EXTRACTED INFORMATION:
========
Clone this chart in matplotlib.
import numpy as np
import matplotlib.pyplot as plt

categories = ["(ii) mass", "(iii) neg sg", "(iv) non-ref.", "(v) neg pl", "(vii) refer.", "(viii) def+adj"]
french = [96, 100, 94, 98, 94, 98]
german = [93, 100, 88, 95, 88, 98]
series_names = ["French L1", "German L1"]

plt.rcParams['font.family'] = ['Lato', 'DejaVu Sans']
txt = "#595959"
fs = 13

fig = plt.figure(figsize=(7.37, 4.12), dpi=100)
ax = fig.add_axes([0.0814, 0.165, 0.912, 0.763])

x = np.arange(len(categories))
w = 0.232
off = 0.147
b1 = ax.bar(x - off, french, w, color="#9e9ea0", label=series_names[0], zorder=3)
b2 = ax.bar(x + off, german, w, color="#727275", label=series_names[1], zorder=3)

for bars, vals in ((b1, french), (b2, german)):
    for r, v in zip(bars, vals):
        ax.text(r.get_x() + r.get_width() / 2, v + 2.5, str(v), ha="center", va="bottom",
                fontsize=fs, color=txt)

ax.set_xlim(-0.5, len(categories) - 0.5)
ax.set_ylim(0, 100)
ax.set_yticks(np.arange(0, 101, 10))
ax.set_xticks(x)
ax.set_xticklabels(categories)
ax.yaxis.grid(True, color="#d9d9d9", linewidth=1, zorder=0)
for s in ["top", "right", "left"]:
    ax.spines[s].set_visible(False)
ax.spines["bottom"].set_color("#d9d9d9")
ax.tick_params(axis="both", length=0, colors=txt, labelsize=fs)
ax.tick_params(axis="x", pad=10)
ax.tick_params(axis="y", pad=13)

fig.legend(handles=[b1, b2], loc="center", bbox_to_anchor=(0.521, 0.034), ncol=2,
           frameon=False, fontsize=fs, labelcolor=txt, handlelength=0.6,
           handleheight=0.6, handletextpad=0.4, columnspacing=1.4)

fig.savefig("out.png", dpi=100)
========
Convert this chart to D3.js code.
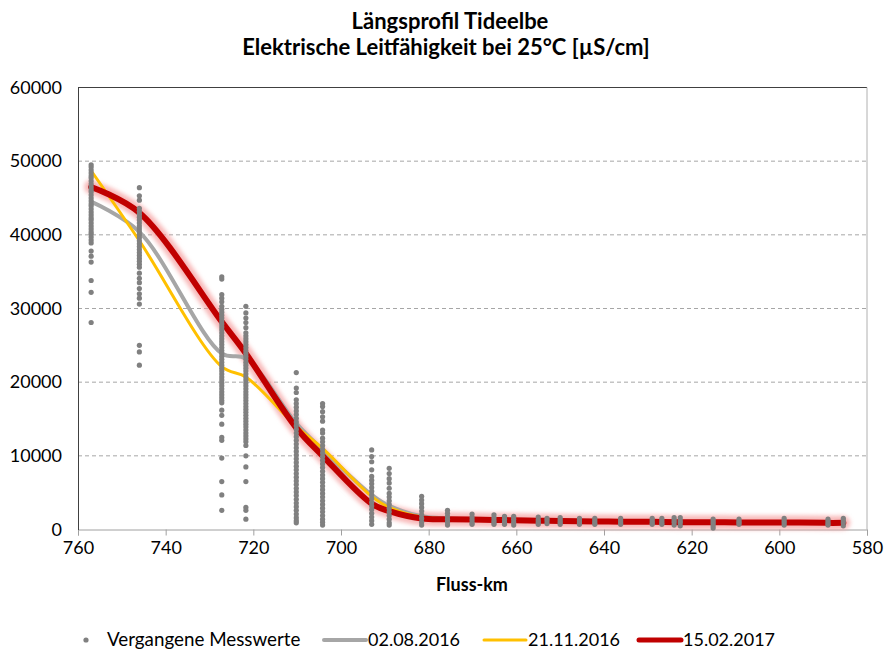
========
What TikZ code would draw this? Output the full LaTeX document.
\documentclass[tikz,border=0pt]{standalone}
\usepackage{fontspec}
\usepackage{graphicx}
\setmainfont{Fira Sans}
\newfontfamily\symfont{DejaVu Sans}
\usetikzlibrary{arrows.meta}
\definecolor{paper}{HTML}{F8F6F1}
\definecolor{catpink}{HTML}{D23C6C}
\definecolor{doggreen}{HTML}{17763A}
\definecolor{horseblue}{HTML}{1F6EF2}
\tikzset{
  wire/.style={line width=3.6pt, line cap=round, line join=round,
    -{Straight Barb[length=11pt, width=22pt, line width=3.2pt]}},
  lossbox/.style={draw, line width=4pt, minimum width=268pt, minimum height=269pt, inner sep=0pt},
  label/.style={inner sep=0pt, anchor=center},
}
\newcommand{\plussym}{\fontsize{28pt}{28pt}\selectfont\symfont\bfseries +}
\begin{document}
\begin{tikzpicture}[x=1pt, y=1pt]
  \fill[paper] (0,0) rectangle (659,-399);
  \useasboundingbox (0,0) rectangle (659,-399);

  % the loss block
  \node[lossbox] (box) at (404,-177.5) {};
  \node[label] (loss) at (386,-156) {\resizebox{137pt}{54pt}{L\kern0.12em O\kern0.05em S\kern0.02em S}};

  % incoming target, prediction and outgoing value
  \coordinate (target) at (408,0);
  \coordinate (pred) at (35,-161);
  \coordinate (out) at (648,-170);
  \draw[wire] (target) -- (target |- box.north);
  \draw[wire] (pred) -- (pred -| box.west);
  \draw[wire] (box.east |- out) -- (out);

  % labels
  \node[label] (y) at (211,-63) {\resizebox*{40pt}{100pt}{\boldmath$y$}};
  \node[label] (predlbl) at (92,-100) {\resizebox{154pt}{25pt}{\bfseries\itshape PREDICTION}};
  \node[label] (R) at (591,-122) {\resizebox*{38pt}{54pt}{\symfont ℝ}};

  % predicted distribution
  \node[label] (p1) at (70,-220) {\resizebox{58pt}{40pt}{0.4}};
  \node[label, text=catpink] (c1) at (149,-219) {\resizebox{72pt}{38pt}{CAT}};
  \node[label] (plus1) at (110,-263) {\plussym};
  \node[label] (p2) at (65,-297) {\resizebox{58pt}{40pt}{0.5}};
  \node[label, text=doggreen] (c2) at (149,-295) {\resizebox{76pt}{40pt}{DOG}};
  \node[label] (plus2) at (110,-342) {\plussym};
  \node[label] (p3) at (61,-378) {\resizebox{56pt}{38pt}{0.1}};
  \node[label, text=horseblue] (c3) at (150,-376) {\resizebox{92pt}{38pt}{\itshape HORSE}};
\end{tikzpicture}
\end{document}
========
WORK TO DO: Copy out precisely the lines that begin at the line containing "Clone this chart in matplotlib." and end at the line containing "import matplotlib.pyplot as plt", including both; write nothing else.

CORRECT OUTPUT:
Clone this chart in matplotlib.
import numpy as np
import matplotlib.pyplot as plt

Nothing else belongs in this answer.